Abstract
This case study illustrates a methodology adopted by an operator to reveal the dominating mechanism behind dramatic watering-out sequence, prevailing production from a mature gas condensate field in Eastern Europe. A production restoration project was triggered to understand and remedy the adverse effect of water. Finally, its source could be solely verified with the help of numerical simulation.
Many attempts to isolate or handle excessive water production fail, because remediation activities are deployed in the trial- and-error manner, without prior water source identification. Possible reasons that operators simplify their approach by reverting to the best practices/analogs, not accounting for individuality of the problem. Furthermore, ineffective water shutoff jobs are not always analyzed for their pitfalls and consequently fed to the next well. Thereby, the process lacks true insight of the nature of water appearance and, in turn, the right remediation strategy from start, if it exists.

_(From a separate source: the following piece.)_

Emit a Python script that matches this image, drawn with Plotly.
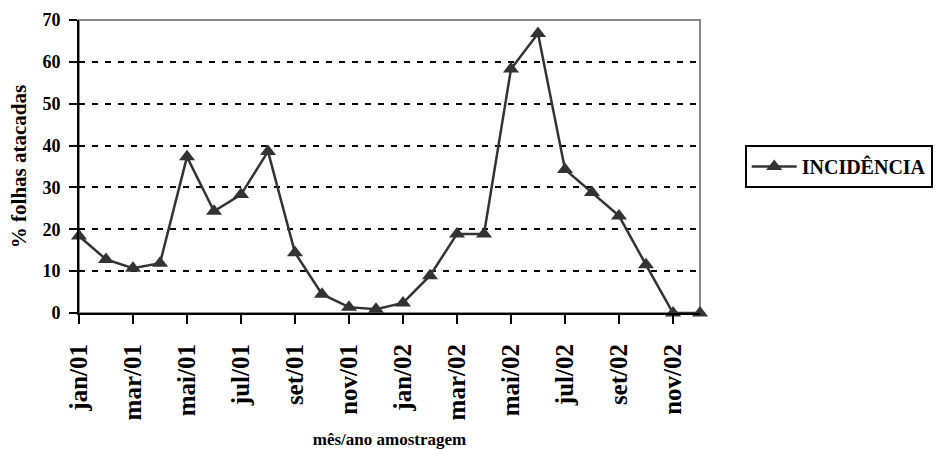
import plotly.graph_objects as go

months = ["jan/01", "fev/01", "mar/01", "abr/01", "mai/01", "jun/01",
          "jul/01", "ago/01", "set/01", "out/01", "nov/01", "dez/01",
          "jan/02", "fev/02", "mar/02", "abr/02", "mai/02", "jun/02",
          "jul/02", "ago/02", "set/02", "out/02", "nov/02", "dez/02"]
incidencia = [18.4, 12.8, 10.7, 11.9, 37.3, 24.3, 28.3, 38.6, 14.4, 4.5, 1.4, 0.9,
              2.4, 8.9, 18.9, 18.9, 58.3, 66.8, 34.3, 28.8, 23.2, 11.5, 0.0, 0.0]
tick_months = months[::2]
y_ticks = [0, 10, 20, 30, 40, 50, 60, 70]

FONT = "Liberation Serif"

fig = go.Figure()
fig.add_trace(go.Scatter(
    x=months, y=incidencia, mode="lines+markers", name="INCIDÊNCIA",
    line=dict(color="#333333", width=2.5),
    marker=dict(symbol="triangle-up", size=14, color="#333333"),
    cliponaxis=False,
))

fig.update_layout(
    width=951, height=450,
    margin=dict(l=79, r=251, t=20, b=137),
    paper_bgcolor="white", plot_bgcolor="white",
    font=dict(family=FONT, color="black"),
    showlegend=True,
    legend=dict(
        x=1.072, y=0.50, xanchor="left", yanchor="middle",
        bordercolor="black", borderwidth=2,
        font=dict(family=FONT, size=20, color="black", weight="bold"),
        itemwidth=45,
    ),
    shapes=[
        dict(type="rect", xref="paper", yref="paper", x0=0, x1=1, y0=0, y1=1,
             line=dict(color="#888888", width=2), layer="below"),
    ],
)

fig.update_xaxes(
    type="category", range=[0, 23], automargin=False,
    tickmode="array", tickvals=tick_months, ticktext=tick_months,
    tickangle=-90, ticks="outside", ticklen=9, tickwidth=2, tickcolor="black",
    ticklabelstandoff=10,
    tickfont=dict(family=FONT, size=25, color="black", weight="bold"),
    showline=True, linecolor="black", linewidth=2,
    showgrid=False, zeroline=False,
    title=dict(text="mês/ano amostragem", standoff=14,
               font=dict(family=FONT, size=17, color="black", weight="bold")),
)
fig.update_yaxes(
    range=[0, 70], automargin=False, tickmode="array", tickvals=y_ticks,
    ticks="outside", ticklen=8, tickwidth=2, tickcolor="black",
    ticklabelstandoff=5,
    tickfont=dict(family=FONT, size=18, color="black", weight="bold"),
    showline=True, linecolor="black", linewidth=2,
    showgrid=True, gridcolor="black", gridwidth=2, griddash="6px,7px",
    zeroline=False,
    title=dict(text="% folhas atacadas", standoff=10,
               font=dict(family=FONT, size=21, color="black", weight="bold")),
)

fig.write_html("out.html")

The field development showed that, after water breakthrough, the gas rate dropped by a factor of 4 or 5, thus leading to huge production losses. First, water production occurred in the crest of the structure followed by a sequence of wells being watered-out. The past experience to isolate the invading zone accompanied with extensive logging and misleading choking-back, revealed the necessity of thorough water diagnostics. The well-known categories of problems were analyzed tying them to subsurface uncertainties and vast reservoir information. Simple types were gradually replaced by complex processes, or even by the combination of the following: faulting, multilayered channeling, system of fractures etc. The formed concepts were reviewed in the simulation model honoring available buildup/per-interval pressures, casedhole production/saturation logs and repeated openhole logs to obtain the historical water/gas ratio (WGR) evolution. Finally, the strategy was refined giving ideas for deepening of the wells and downdip sidetracking in the less invaded zones.